We certainly found plenty of joy, and not just in the beauty of the natural landscapes, which we truly appreciated. The kind of joys that come from intimate companionship on the road: learning new details about each other; belting Celine Dion’s masterpiece “It’s All Coming Back to Me Now” for hours while driving through the blackened expanse of the desert; realizing that life truly imitates art as we shivered through nights inside the van, just as Celine describes, when the “wind was so cold” that our bodies froze in bed if we “just listened to it right outside the window.”

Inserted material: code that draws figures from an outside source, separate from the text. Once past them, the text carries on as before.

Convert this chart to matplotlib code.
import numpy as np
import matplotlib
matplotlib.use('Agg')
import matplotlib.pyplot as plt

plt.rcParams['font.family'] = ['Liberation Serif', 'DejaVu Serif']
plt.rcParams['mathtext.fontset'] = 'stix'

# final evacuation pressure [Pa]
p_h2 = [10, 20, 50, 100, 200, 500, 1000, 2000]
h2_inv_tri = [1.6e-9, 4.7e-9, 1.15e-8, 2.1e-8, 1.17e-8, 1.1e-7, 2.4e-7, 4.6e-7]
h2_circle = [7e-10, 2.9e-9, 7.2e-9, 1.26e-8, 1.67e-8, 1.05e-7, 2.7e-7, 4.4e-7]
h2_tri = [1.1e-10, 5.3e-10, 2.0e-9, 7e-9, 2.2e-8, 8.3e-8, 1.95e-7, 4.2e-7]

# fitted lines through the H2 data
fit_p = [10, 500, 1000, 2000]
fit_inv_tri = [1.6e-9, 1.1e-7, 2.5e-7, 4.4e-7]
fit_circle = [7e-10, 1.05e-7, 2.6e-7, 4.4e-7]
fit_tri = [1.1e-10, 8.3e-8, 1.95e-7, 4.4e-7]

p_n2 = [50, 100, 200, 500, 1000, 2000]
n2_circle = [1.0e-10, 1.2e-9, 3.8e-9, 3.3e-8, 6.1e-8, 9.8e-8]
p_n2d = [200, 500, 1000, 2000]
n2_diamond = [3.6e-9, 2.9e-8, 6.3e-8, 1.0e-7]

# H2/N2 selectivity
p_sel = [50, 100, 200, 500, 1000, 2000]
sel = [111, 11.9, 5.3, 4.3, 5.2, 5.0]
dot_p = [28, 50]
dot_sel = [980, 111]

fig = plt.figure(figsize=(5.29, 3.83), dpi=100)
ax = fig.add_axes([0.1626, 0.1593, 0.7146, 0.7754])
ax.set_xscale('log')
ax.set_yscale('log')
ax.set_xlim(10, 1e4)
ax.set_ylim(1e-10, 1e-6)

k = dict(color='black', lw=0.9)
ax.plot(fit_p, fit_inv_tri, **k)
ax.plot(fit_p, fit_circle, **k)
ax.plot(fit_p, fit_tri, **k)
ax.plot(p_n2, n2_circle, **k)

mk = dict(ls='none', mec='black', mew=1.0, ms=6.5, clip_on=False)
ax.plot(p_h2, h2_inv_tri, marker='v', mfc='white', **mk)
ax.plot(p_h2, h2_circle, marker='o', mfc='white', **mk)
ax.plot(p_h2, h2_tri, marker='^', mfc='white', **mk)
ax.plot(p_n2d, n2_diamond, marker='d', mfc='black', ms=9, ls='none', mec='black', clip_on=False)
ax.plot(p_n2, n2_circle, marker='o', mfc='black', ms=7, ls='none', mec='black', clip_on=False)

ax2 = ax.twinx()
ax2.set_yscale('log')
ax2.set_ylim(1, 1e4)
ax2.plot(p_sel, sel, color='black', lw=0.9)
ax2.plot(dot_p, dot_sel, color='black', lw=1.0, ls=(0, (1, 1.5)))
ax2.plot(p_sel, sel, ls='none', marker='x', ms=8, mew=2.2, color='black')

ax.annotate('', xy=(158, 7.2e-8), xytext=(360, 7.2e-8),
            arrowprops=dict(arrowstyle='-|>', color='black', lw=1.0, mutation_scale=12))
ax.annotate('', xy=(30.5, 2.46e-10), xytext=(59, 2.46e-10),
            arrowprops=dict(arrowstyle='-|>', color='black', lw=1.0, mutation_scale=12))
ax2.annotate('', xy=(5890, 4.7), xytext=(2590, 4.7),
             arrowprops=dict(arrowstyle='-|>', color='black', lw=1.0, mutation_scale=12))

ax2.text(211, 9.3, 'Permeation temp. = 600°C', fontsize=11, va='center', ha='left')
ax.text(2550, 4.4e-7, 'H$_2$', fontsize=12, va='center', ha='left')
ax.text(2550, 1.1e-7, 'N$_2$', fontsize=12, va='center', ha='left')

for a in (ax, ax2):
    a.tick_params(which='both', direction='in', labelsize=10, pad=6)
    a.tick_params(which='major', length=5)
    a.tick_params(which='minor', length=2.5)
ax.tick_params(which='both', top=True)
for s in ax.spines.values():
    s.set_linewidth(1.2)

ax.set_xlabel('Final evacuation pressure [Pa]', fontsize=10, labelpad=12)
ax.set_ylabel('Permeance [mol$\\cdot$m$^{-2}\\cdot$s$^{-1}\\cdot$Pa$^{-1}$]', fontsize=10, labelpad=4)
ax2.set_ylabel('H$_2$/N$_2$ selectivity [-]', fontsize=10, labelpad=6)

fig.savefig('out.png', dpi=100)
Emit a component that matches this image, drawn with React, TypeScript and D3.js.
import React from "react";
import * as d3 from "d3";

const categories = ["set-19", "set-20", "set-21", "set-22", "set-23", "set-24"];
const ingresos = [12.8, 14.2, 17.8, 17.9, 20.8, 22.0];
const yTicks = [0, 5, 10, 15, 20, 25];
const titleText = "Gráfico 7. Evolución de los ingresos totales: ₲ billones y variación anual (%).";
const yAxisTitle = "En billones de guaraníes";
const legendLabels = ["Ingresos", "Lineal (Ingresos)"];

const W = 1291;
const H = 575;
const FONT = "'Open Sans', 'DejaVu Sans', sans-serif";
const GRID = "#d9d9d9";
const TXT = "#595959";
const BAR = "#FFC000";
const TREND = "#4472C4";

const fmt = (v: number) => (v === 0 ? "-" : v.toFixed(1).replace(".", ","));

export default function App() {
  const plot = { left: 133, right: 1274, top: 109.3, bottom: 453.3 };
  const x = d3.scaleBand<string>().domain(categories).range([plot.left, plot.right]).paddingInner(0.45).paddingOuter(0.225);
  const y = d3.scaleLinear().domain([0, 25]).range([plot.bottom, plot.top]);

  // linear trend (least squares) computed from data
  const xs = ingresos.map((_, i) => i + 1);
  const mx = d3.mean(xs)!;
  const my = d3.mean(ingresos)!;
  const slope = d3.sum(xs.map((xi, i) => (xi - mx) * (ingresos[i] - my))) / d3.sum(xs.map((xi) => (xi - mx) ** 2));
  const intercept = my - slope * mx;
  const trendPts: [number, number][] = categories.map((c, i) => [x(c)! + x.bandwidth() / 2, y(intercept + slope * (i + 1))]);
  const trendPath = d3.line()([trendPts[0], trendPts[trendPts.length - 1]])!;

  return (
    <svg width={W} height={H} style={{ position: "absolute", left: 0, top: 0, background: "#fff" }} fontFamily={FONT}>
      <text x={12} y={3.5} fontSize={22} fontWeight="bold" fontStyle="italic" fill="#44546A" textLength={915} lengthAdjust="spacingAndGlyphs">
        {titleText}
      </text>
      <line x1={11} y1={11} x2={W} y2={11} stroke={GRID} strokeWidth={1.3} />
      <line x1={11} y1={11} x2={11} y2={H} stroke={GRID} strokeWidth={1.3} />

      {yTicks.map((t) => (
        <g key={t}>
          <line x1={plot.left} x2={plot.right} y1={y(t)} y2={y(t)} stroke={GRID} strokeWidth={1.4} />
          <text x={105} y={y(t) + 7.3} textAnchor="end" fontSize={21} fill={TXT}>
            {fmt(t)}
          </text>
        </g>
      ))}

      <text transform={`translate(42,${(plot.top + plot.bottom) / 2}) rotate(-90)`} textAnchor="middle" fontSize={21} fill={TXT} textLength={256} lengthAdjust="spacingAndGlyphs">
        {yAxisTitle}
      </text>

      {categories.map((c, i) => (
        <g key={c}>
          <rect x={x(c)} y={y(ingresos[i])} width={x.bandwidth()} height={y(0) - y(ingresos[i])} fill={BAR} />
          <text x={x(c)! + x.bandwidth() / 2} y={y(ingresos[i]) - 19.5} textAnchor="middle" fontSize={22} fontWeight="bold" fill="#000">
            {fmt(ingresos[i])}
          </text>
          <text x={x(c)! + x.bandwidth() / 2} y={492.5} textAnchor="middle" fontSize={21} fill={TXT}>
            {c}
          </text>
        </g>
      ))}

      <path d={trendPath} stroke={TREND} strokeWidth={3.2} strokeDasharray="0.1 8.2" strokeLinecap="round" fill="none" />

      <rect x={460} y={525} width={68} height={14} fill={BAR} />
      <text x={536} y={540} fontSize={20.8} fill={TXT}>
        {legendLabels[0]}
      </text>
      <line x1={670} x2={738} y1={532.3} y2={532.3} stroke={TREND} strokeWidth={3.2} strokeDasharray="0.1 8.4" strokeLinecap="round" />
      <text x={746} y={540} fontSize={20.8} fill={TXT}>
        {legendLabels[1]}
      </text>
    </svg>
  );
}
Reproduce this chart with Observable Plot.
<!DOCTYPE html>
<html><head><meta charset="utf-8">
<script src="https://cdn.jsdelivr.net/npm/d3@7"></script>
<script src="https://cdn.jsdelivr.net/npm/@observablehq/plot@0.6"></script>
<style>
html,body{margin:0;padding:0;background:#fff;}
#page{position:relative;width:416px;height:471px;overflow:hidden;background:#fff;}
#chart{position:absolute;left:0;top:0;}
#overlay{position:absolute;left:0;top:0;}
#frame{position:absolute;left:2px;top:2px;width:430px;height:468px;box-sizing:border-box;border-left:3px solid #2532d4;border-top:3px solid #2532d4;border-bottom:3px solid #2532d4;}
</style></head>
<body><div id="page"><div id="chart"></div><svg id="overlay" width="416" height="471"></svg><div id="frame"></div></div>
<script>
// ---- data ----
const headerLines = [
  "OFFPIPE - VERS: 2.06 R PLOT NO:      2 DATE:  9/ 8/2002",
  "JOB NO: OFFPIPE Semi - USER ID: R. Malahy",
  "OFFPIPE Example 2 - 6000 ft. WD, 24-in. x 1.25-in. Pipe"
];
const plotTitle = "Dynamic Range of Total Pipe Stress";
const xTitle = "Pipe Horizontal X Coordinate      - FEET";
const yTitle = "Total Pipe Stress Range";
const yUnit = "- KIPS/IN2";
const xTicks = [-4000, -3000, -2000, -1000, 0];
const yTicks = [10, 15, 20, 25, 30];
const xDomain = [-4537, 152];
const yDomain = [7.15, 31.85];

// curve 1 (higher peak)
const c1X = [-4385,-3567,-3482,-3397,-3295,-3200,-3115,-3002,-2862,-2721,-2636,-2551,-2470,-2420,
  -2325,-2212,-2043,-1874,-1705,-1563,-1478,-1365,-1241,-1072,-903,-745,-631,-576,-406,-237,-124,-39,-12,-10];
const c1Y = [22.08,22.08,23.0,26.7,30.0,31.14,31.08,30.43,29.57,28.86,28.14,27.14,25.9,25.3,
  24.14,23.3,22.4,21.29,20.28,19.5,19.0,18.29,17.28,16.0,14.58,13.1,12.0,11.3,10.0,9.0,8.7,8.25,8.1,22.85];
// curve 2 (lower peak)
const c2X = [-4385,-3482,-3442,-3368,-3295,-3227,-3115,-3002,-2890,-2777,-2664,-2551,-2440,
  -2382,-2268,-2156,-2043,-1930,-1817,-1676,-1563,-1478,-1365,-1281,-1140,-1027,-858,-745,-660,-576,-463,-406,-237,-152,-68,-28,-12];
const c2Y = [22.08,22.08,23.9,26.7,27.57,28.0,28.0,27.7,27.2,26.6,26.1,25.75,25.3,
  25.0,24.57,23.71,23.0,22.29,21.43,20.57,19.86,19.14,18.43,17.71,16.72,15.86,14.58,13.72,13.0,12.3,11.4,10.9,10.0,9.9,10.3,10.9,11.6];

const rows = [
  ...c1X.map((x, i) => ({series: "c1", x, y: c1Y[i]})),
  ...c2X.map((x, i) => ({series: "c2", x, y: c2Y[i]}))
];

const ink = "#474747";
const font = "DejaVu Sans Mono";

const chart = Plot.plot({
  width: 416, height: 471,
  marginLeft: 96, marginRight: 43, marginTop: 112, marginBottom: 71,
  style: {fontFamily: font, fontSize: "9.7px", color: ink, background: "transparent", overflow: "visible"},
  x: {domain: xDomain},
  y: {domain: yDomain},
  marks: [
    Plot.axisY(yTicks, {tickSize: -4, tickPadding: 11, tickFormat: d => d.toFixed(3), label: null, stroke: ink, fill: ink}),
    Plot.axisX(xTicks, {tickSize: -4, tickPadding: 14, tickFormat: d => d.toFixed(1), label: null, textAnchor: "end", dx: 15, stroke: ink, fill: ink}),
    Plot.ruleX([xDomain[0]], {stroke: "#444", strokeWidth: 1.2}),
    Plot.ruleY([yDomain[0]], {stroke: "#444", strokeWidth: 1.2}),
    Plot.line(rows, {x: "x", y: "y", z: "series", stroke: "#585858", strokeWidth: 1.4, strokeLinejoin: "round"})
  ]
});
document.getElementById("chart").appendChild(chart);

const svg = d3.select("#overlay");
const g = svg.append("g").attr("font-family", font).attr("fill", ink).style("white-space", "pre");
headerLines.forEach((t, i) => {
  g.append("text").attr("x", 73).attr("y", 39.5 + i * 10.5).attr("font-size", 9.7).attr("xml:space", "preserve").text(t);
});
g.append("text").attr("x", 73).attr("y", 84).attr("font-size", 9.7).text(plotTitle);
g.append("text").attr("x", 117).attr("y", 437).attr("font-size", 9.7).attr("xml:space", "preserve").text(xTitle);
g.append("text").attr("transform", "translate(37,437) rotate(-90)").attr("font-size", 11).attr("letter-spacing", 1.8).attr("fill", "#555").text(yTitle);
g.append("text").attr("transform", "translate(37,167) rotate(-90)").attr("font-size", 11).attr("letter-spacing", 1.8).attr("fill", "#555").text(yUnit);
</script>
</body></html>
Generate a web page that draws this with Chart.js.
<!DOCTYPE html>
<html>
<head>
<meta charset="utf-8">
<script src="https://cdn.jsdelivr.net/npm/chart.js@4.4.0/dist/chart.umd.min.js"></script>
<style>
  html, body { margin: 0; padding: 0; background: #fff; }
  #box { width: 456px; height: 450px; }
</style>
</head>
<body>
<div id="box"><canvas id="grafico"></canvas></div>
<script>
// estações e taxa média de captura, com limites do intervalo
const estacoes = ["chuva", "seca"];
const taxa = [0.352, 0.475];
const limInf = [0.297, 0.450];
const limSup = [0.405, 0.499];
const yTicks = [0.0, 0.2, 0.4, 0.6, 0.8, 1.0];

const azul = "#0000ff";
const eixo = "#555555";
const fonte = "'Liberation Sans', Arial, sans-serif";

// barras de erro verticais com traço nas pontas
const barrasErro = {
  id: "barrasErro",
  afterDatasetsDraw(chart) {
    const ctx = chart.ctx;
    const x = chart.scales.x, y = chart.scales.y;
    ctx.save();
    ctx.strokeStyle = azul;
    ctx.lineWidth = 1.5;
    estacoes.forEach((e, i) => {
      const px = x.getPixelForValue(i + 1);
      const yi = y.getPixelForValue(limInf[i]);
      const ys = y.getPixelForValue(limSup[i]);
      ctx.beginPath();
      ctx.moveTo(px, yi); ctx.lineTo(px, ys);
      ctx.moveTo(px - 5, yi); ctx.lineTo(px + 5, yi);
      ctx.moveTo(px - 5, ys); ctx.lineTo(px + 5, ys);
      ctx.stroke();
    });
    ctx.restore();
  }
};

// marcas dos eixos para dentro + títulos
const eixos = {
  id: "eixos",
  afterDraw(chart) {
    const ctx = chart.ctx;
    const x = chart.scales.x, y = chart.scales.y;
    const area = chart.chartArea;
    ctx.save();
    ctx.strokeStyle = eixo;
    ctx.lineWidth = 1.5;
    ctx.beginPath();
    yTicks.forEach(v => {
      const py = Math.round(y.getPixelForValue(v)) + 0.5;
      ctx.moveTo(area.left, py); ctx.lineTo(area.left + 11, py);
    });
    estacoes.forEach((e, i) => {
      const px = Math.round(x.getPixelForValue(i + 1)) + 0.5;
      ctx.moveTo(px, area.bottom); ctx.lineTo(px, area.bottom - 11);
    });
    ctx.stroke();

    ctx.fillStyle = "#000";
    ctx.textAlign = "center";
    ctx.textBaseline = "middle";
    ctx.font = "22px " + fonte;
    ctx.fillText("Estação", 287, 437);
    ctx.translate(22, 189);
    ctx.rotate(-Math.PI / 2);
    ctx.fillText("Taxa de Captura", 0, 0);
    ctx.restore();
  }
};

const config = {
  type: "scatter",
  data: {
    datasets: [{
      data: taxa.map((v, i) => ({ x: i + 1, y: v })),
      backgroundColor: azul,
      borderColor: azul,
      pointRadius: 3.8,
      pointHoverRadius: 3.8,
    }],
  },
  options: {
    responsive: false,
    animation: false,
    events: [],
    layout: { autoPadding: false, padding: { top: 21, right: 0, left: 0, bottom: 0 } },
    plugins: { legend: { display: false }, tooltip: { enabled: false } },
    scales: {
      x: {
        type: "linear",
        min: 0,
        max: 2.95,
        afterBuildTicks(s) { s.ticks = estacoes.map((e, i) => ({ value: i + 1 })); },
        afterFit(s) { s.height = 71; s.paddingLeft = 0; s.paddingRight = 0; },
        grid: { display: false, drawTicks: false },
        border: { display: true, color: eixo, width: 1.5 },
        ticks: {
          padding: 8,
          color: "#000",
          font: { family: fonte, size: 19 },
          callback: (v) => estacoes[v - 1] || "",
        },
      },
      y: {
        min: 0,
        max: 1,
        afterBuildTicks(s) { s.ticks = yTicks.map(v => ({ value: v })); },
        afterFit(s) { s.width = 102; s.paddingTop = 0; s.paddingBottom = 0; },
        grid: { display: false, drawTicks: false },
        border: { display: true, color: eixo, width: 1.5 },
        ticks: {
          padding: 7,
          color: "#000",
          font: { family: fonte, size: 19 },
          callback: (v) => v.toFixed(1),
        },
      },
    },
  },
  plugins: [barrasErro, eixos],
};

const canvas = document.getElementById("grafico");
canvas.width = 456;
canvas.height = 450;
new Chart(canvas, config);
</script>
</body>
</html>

Sometimes, the joys and misfortunes were one and the same. Trying to fry an egg as the sun set in Joshua Tree National Park inspired a frustrating hilarity.
Sometimes, the joys lived in the what-ifs. While stuck in a parade of vehicles in Yosemite Valley, we spotted a filthy car on which a message had been scrawled in the dust of the back window: “My (gay) brother is single.” At my harried request, we nearly chased down the eligible bachelor, but in the chaos of traffic and roundabouts we lost sight of the car. I will never know if he was my soul mate, but it was fun to imagine where the chase might have led.
Perhaps surprisingly, our spirits remained fairly high throughout our weeklong journey. Many readers found Caity’s self-deprecating tone in the article funny, and others commented that the van life wasn’t supposed to be glamorous. They might be relieved to know that her complaints about things such as our “dire” lavatory situation and poor weather did not outwardly manifest themselves during our journey. I was impressed by her good sportsmanship and willingness to do what needed to be done for the sake of the article: drive longer, build campfires and assemble our bed in the dark of a grocery store parking lot where we had stopped to pick up food.
The aesthetic curation of #VanLife is indeed something of an Instagram illusion, as most picture-perfect catalogs tend to be. The illusion may be easy enough to trick even those of us who have roughed it for a week in a van. As Caity wrote at the end of her article, while scrolling longingly through Instagram #VanLife photos after our trip and wondering if we should head out for a second one, she “had forgotten” how much she “hadn’t enjoyed it.” But that is not to say that the lack of comforts negates the positives of the experience — committed van lifers probably consider it a fair price to pay for an unbounded lifestyle.
In the end, I had fun, and I was more relaxed than I usually am — probably a result of minimizing screen time and resting in the silence of nature. I was both relieved and disappointed to arrive home. And though I still choose a rooted lifestyle over a fully mobile one (for now), I applaud those aspiring to one that, however uncomfortable it may be, allows them to live their lives on their own terms.
Michael Arnstein is a life coach and meditation teacher based in Los Angeles.